The community he formed consisted of his mother and brother and their extended families, about 30 people in all. They restored the house and chapel, which was being used as a hay barn, held regular services, taught and assisted the local poor, and lived their lives to the rhythms of Cranmer’s Book of Common Prayer.
They also wrote and bound essays and stories, and the greatest works to come out of Little Gidding were the ‘Harmonies’, a blending of the four Gospels in chronological order, which Ferrar composed by getting his nieces to cut out the passages as he directed, and then pasting them on to a manuscript in order. When a curious Charles I came to visit, he was so taken with the ‘Harmonies’ that he asked Ferrar to create one for his son, the future Charles II – the gorgeously produced book is now in the British Museum.
In the run-up to the Civil War the King came back to Little Gidding to find refuge on his way to Nottingham, even though Nicholas Ferrar had long since died and was buried in his tablet tomb outside the chapel. During the Commonwealth the chapel and the manor were ransacked by the Puritans, and the community was broken up, leaving just the chapel, with its exquisite Jacobean stalls, as a reminder of a unique and special Anglican community.
In the spring of 1936, when the hedgerows were white with Queen Anne’s Lace and mayflower, the poet T.S. ELIOT paid a visit to Little Gidding. He was so overwhelmed by the beauty and solitude he found there that he was moved to write the final part of his poetical reflections, the Four Quartets, which he called ‘Little Gidding’.
Well, I never knew this
about
HUNTINGDONSHIRE FOLK
Capability Brown
1715–83
Buried in the churchyard at Fenstanton is England’s greatest landscape gardener, LAUNCELOT ‘CAPABILITY’ BROWN. Born in Northumberland, Brown learnt his trade under William Kent, who was working on his ‘new English style’ at Stowe, in Buckinghamshire, and eventually married Kent’s daughter.

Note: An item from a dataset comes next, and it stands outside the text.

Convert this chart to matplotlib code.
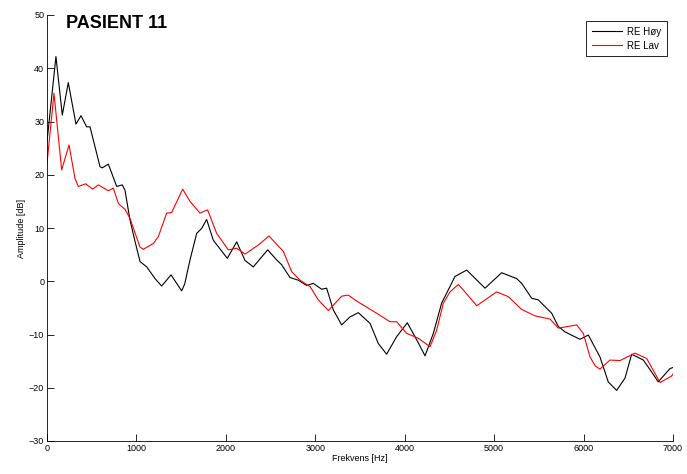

He left Stowe to set up his own business and quickly became highly sought after. His nickname came from his habit of saying, on being shown around a new property, ‘This site has great capabilities.’ His aim was to ‘perfect nature’, with smooth undulating lawns leading the eye away from the house towards clumps of trees, hills and lakes, creating a very English view. Some accused him of vandalising the more formal gardens of previous generations, as based on the French style found at Versailles, but his ‘English’ designs proved very popular and he eventually laid out some 170 gardens, including those of almost all the best-known English country houses, Bowood, Petworth, Althorp, Burghley, Longleat, Stowe and Blenheim, the latter being considered his masterpiece.
When asked to go and work in Ireland, he declined, saying, ‘I have not finished England yet!’
At the end of his life he was given a lovely 17th-century manor house in Fenstanton by the Earl of Northampton, as a thank you for his work on the Earl’s gardens at Castle Ashby. He became High Sheriff of Huntingdonshire and died in Fenstanton in 1783.
CATHERINE OF ARAGON, Henry VIII’s first wife, was sent under house arrest to KIMBOLTON CASTLE in 1534, for refusing to recognise her divorce from the King. Already suffering from her cruel treatment, she was further weakened by the damp fenland air and died at Kimbolton in 1536. Her body was taken to Peterborough Cathedral for burial, although she is said to haunt the castle, which has been partly rebuilt and now houses a school.
RULA LENSKA, actress, was born in ST NEOTS in 1947.